Given request ->
Set down, exactly as written, the lines from the top of the data to the line that holds "ax.set_axisbelow(True)", and omit the pictures.
--- Start Information shown ---
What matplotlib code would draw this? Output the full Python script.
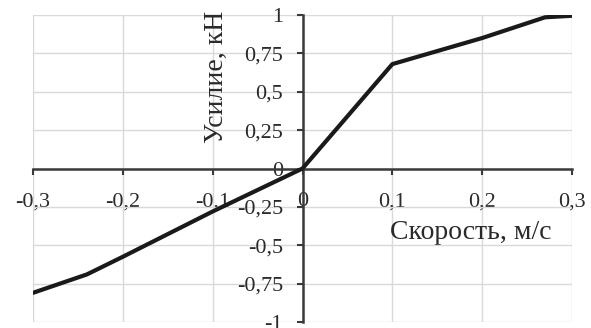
import matplotlib
matplotlib.use("Agg")
import matplotlib.pyplot as plt

speed = [-0.3, -0.24, -0.2, -0.1, 0.0, 0.1, 0.2, 0.27, 0.3]
force = [-0.81, -0.69, -0.575, -0.28, 0.0, 0.68, 0.85, 0.985, 0.995]

xticks = [-0.3, -0.2, -0.1, 0.0, 0.1, 0.2, 0.3]
xticklabels = ["-0,3", "-0,2", "-0,1", "0", "0,1", "0,2", "0,3"]
yticks = [-1, -0.75, -0.5, -0.25, 0, 0.25, 0.5, 0.75, 1]
yticklabels = ["-1", "-0,75", "-0,5", "-0,25", "0", "0,25", "0,5", "0,75", "1"]

plt.rcParams['font.family'] = ['Liberation Serif', 'DejaVu Serif']

fig = plt.figure(figsize=(5.91, 3.28), dpi=100)
ax = fig.add_axes([33/591, 6/328, 539/591, 307/328])

ax.plot(speed, force, color="#1a1a1a", lw=3.0, solid_capstyle="round",
        solid_joinstyle="round", zorder=3)

ax.set_xlim(-0.3, 0.3)
ax.set_ylim(-1, 1)
ax.set_xticks(xticks)
ax.set_xticklabels(xticklabels)
ax.set_yticks(yticks)
ax.set_yticklabels(yticklabels)

ax.grid(True, color="#d9d9d9", lw=1.0)
ax.set_axisbelow(True)

for s in ["top", "right"]:
    ax.spines[s].set_visible(False)
ax.spines["left"].set_position(("data", 0))
ax.spines["bottom"].set_position(("data", 0))
for s in ["left", "bottom"]:
    ax.spines[s].set_color("#3a3a3a")
    ax.spines[s].set_linewidth(1.8)
    ax.spines[s].set_zorder(2.5)

ax.tick_params(axis="both", direction="out", length=4, width=1.5, color="#3a3a3a",
               labelsize=16, labelcolor="#2a2a2a")
ax.tick_params(axis="y", pad=10)
ax.tick_params(axis="x", pad=13)

ax.set_xlabel("Скорость, м/с", fontsize=20, color="#2a2a2a")
ax.set_ylabel("Усилие, кН", fontsize=20, color="#2a2a2a")
ax.xaxis.set_label_coords(0.813, 0.293)
ax.yaxis.set_label_coords(0.34, 0.80)
ax.xaxis.label.set_va("center")
ax.yaxis.label.set_va("center")

fig.savefig("out.png", dpi=100)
--- End Information shown ---
The reply ->
What matplotlib code would draw this? Output the full Python script.
import matplotlib
matplotlib.use("Agg")
import matplotlib.pyplot as plt

speed = [-0.3, -0.24, -0.2, -0.1, 0.0, 0.1, 0.2, 0.27, 0.3]
force = [-0.81, -0.69, -0.575, -0.28, 0.0, 0.68, 0.85, 0.985, 0.995]

xticks = [-0.3, -0.2, -0.1, 0.0, 0.1, 0.2, 0.3]
xticklabels = ["-0,3", "-0,2", "-0,1", "0", "0,1", "0,2", "0,3"]
yticks = [-1, -0.75, -0.5, -0.25, 0, 0.25, 0.5, 0.75, 1]
yticklabels = ["-1", "-0,75", "-0,5", "-0,25", "0", "0,25", "0,5", "0,75", "1"]

plt.rcParams['font.family'] = ['Liberation Serif', 'DejaVu Serif']

fig = plt.figure(figsize=(5.91, 3.28), dpi=100)
ax = fig.add_axes([33/591, 6/328, 539/591, 307/328])

ax.plot(speed, force, color="#1a1a1a", lw=3.0, solid_capstyle="round",
        solid_joinstyle="round", zorder=3)

ax.set_xlim(-0.3, 0.3)
ax.set_ylim(-1, 1)
ax.set_xticks(xticks)
ax.set_xticklabels(xticklabels)
ax.set_yticks(yticks)
ax.set_yticklabels(yticklabels)

ax.grid(True, color="#d9d9d9", lw=1.0)
ax.set_axisbelow(True)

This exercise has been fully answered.